YOUR INSTRUCTIONS: Do not copy the pictures; transcribe all other material exactly.

RECORDED DATA:
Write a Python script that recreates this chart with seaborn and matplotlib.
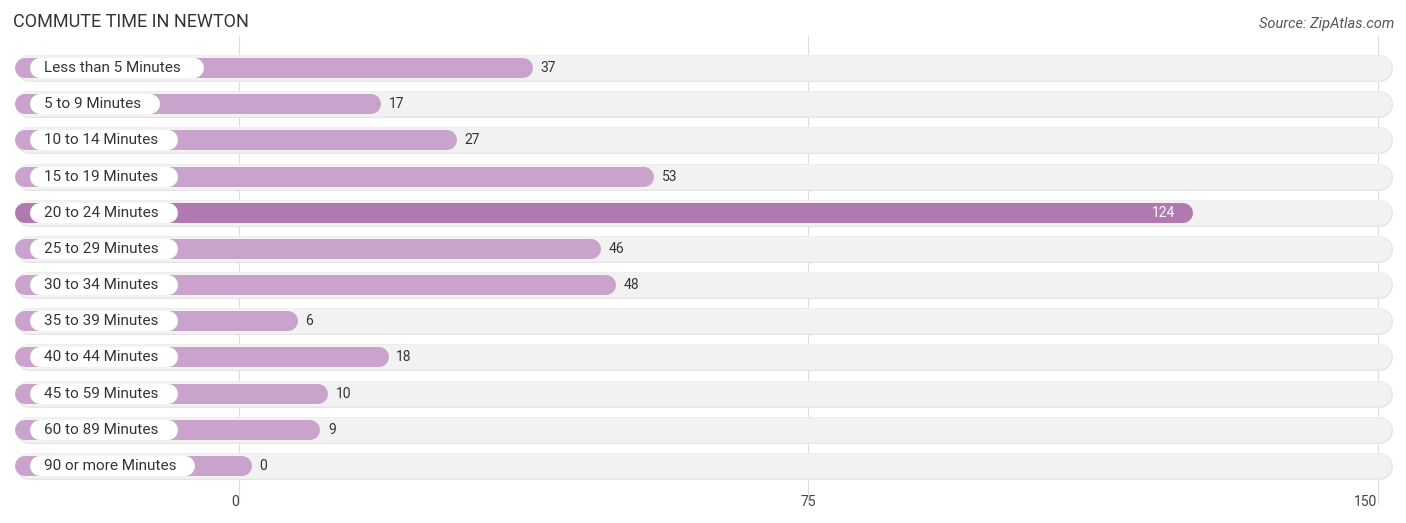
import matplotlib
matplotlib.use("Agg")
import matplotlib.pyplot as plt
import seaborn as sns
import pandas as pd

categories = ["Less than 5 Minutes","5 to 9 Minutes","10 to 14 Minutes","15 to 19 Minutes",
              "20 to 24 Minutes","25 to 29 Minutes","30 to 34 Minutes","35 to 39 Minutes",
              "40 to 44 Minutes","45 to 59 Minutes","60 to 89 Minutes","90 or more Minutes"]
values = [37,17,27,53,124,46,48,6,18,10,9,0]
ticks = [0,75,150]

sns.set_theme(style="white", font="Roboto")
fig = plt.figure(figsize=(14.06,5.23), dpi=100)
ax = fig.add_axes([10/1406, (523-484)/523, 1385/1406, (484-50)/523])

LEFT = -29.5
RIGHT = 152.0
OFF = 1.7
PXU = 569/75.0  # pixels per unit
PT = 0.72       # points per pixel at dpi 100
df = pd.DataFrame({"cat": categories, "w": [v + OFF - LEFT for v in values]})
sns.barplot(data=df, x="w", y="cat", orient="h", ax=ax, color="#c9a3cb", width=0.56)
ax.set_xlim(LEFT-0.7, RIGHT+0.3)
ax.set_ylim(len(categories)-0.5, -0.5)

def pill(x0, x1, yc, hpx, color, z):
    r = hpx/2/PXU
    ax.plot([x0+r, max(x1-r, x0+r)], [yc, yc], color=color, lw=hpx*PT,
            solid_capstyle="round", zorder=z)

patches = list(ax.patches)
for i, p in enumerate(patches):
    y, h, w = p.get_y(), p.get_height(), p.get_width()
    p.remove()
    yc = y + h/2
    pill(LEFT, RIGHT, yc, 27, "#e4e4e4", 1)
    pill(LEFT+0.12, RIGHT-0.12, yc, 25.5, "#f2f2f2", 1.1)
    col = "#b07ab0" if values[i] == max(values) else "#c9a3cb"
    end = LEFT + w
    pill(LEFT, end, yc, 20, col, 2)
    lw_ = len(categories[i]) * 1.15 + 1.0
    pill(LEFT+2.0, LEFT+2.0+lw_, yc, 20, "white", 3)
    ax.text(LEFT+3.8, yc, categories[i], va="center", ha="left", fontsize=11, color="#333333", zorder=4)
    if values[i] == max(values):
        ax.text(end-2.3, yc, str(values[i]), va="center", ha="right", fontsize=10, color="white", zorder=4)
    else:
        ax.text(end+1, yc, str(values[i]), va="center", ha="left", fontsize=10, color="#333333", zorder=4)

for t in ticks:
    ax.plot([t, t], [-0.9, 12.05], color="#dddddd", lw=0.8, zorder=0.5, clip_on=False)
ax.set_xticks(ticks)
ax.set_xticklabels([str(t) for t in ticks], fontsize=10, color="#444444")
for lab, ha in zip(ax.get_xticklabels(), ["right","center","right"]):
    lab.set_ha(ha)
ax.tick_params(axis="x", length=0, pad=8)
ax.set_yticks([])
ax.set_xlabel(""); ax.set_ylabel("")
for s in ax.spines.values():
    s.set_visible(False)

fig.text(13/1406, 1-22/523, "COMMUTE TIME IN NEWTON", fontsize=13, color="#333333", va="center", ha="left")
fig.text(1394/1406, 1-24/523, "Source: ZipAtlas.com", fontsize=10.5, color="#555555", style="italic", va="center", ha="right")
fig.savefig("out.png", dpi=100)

THE REPLY:
Write a Python script that recreates this chart with seaborn and matplotlib.
import matplotlib
matplotlib.use("Agg")
import matplotlib.pyplot as plt
import seaborn as sns
import pandas as pd

categories = ["Less than 5 Minutes","5 to 9 Minutes","10 to 14 Minutes","15 to 19 Minutes",
              "20 to 24 Minutes","25 to 29 Minutes","30 to 34 Minutes","35 to 39 Minutes",
              "40 to 44 Minutes","45 to 59 Minutes","60 to 89 Minutes","90 or more Minutes"]
values = [37,17,27,53,124,46,48,6,18,10,9,0]
ticks = [0,75,150]

sns.set_theme(style="white", font="Roboto")
fig = plt.figure(figsize=(14.06,5.23), dpi=100)
ax = fig.add_axes([10/1406, (523-484)/523, 1385/1406, (484-50)/523])

LEFT = -29.5
RIGHT = 152.0
OFF = 1.7
PXU = 569/75.0  # pixels per unit
PT = 0.72       # points per pixel at dpi 100
df = pd.DataFrame({"cat": categories, "w": [v + OFF - LEFT for v in values]})
sns.barplot(data=df, x="w", y="cat", orient="h", ax=ax, color="#c9a3cb", width=0.56)
ax.set_xlim(LEFT-0.7, RIGHT+0.3)
ax.set_ylim(len(categories)-0.5, -0.5)

def pill(x0, x1, yc, hpx, color, z):
    r = hpx/2/PXU
    ax.plot([x0+r, max(x1-r, x0+r)], [yc, yc], color=color, lw=hpx*PT,
            solid_capstyle="round", zorder=z)

patches = list(ax.patches)
for i, p in enumerate(patches):
    y, h, w = p.get_y(), p.get_height(), p.get_width()
    p.remove()
    yc = y + h/2
    pill(LEFT, RIGHT, yc, 27, "#e4e4e4", 1)
    pill(LEFT+0.12, RIGHT-0.12, yc, 25.5, "#f2f2f2", 1.1)
    col = "#b07ab0" if values[i] == max(values) else "#c9a3cb"
    end = LEFT + w
    pill(LEFT, end, yc, 20, col, 2)
    lw_ = len(categories[i]) * 1.15 + 1.0
    pill(LEFT+2.0, LEFT+2.0+lw_, yc, 20, "white", 3)
    ax.text(LEFT+3.8, yc, categories[i], va="center", ha="left", fontsize=11, color="#333333", zorder=4)
    if values[i] == max(values):
        ax.text(end-2.3, yc, str(values[i]), va="center", ha="right", fontsize=10, color="white", zorder=4)
    else:
        ax.text(end+1, yc, str(values[i]), va="center", ha="left", fontsize=10, color="#333333", zorder=4)

for t in ticks:
    ax.plot([t, t], [-0.9, 12.05], color="#dddddd", lw=0.8, zorder=0.5, clip_on=False)
ax.set_xticks(ticks)
ax.set_xticklabels([str(t) for t in ticks], fontsize=10, color="#444444")
for lab, ha in zip(ax.get_xticklabels(), ["right","center","right"]):
    lab.set_ha(ha)
ax.tick_params(axis="x", length=0, pad=8)
ax.set_yticks([])
ax.set_xlabel(""); ax.set_ylabel("")
for s in ax.spines.values():
    s.set_visible(False)

fig.text(13/1406, 1-22/523, "COMMUTE TIME IN NEWTON", fontsize=13, color="#333333", va="center", ha="left")
fig.text(1394/1406, 1-24/523, "Source: ZipAtlas.com", fontsize=10.5, color="#555555", style="italic", va="center", ha="right")
fig.savefig("out.png", dpi=100)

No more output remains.